The working agreement between the UK’s National Crime Agency (NCA), which investigates serious and organized crimes, and Europol will sit under the UK-EU trade and cooperation agreement (TCA). That’s the limited post-Brexit free trade agreement between the two parties signed at the end of 2020.
Although the NCA claimed that “operational cooperation” between the two had continued “effectively and without interruption” since the start of this year, the new working and administrative arrangement will herald a more formal working relationship.
“Shared capabilities protected under the TCA, and now also the new arrangement, include the presence of UK/NCA liaison officers based in Europol headquarters, access to Europol’s secure messaging system, the ability to attend and organize operational and other meetings at Europol, the ability to contribute to Europol analysis projects in order to benefit from the agency’s coordination and analytical functions, and the fast and effective exchange of data,” it explained.
The NCA pointed to its role in helping to ‘takedown’ the Emotet botnet and the DoubleVPN cybercrime service this year as proof of its enduring close relationship with law enforcement agencies in EU member states.
Cooperation on such matters was a key concern of security experts following the Brexit vote in 2016.
Given cybercrime’s borderless, transnational nature, police across jurisdictions recognize the need to share intelligence to promptly track and disrupt organized gangs.

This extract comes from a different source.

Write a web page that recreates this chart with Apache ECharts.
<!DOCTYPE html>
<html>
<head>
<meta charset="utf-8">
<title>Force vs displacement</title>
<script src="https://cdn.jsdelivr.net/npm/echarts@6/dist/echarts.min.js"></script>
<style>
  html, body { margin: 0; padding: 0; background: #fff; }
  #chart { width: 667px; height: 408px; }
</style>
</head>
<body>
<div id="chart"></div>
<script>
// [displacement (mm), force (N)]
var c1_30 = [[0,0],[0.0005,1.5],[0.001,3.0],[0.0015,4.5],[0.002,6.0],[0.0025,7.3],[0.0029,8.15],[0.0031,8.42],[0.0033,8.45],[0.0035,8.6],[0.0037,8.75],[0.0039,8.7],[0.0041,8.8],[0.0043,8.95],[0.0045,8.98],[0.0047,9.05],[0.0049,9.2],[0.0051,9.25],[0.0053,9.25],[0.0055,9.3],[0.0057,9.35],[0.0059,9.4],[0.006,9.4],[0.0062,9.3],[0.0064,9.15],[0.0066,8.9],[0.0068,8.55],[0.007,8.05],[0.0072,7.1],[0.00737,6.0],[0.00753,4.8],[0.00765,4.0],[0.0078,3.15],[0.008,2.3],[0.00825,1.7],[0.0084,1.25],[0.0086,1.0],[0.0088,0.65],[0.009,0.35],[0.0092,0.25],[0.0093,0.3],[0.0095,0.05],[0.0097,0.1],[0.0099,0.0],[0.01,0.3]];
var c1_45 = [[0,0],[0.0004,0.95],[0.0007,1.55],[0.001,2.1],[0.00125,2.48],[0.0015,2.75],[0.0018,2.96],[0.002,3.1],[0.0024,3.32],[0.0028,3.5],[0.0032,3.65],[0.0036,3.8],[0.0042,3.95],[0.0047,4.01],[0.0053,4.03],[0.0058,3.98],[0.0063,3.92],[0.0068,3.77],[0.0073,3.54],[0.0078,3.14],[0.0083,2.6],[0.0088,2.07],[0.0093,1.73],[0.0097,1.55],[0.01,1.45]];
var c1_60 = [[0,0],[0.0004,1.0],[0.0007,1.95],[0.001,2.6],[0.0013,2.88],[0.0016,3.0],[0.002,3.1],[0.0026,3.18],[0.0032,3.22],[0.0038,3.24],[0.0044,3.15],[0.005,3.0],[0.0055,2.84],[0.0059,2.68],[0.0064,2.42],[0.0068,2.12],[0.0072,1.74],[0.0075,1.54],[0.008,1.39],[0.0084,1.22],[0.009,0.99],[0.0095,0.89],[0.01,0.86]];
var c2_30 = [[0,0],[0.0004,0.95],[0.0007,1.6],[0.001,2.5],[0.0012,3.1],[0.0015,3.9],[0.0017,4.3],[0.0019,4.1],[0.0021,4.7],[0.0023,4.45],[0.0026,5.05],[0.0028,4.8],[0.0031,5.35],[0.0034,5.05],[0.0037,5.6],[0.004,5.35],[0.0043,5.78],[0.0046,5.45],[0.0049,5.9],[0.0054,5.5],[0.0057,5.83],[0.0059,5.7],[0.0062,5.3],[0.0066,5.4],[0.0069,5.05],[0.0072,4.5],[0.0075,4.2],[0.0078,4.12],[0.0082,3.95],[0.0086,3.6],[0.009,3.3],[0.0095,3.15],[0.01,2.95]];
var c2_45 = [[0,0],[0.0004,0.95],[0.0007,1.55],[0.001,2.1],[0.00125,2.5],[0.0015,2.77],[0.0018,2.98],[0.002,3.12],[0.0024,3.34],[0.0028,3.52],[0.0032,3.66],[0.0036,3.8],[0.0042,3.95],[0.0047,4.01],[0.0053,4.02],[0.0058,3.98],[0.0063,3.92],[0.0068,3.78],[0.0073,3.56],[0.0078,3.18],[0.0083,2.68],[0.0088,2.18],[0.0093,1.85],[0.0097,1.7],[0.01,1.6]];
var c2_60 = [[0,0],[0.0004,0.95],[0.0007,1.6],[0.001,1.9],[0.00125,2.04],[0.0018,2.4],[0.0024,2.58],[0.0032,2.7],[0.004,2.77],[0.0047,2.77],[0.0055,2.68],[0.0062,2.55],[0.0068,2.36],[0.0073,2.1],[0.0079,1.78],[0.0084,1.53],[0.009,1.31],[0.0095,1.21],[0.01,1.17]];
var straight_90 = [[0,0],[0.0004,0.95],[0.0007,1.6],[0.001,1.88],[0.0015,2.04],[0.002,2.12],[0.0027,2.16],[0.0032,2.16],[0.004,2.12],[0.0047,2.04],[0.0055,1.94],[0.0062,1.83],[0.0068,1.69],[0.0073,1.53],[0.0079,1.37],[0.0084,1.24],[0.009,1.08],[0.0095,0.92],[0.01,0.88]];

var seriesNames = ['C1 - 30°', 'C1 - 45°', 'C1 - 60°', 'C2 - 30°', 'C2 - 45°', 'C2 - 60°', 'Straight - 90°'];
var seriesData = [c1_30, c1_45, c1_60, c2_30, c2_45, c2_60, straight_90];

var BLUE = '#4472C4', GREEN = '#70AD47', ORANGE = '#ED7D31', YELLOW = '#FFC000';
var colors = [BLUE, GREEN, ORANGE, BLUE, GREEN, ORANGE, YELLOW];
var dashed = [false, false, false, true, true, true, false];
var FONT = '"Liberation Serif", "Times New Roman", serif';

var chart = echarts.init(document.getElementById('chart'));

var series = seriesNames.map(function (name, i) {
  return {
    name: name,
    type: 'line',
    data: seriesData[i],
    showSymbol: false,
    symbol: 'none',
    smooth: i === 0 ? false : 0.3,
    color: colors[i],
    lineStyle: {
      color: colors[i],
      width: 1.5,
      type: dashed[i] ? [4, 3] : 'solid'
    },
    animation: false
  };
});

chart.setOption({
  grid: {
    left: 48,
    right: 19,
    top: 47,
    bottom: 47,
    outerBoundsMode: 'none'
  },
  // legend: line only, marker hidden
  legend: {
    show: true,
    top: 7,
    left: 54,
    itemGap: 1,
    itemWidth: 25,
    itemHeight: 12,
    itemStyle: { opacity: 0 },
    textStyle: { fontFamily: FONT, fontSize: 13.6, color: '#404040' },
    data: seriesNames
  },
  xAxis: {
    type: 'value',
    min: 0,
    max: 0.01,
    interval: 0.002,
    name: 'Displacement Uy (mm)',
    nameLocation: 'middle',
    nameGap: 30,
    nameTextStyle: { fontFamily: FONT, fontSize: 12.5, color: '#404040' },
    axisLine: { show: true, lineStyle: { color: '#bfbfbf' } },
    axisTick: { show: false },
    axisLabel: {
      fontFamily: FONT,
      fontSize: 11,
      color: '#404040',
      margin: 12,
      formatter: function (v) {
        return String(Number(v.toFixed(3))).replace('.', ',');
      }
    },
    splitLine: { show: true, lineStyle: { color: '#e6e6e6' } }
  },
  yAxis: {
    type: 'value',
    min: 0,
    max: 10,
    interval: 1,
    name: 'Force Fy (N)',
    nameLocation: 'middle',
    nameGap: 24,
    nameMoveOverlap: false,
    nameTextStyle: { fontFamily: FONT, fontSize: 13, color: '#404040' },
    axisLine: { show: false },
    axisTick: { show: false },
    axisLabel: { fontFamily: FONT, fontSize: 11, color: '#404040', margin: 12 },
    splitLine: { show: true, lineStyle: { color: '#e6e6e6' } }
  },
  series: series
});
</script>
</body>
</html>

“This arrangement with Europol supports our continued work to tackle the full range of crime threats facing the UK and our European neighbors,” said the NCA’s outgoing director-general, Lynne Owens.
“We are relentlessly focused on tackling serious and organized criminals, including those who abuse children, who fuel violence through trafficking drugs and firearms, who steal money and information through fraud and cybercrime, and those behind the people smuggling which risks the lives of migrants for profit.”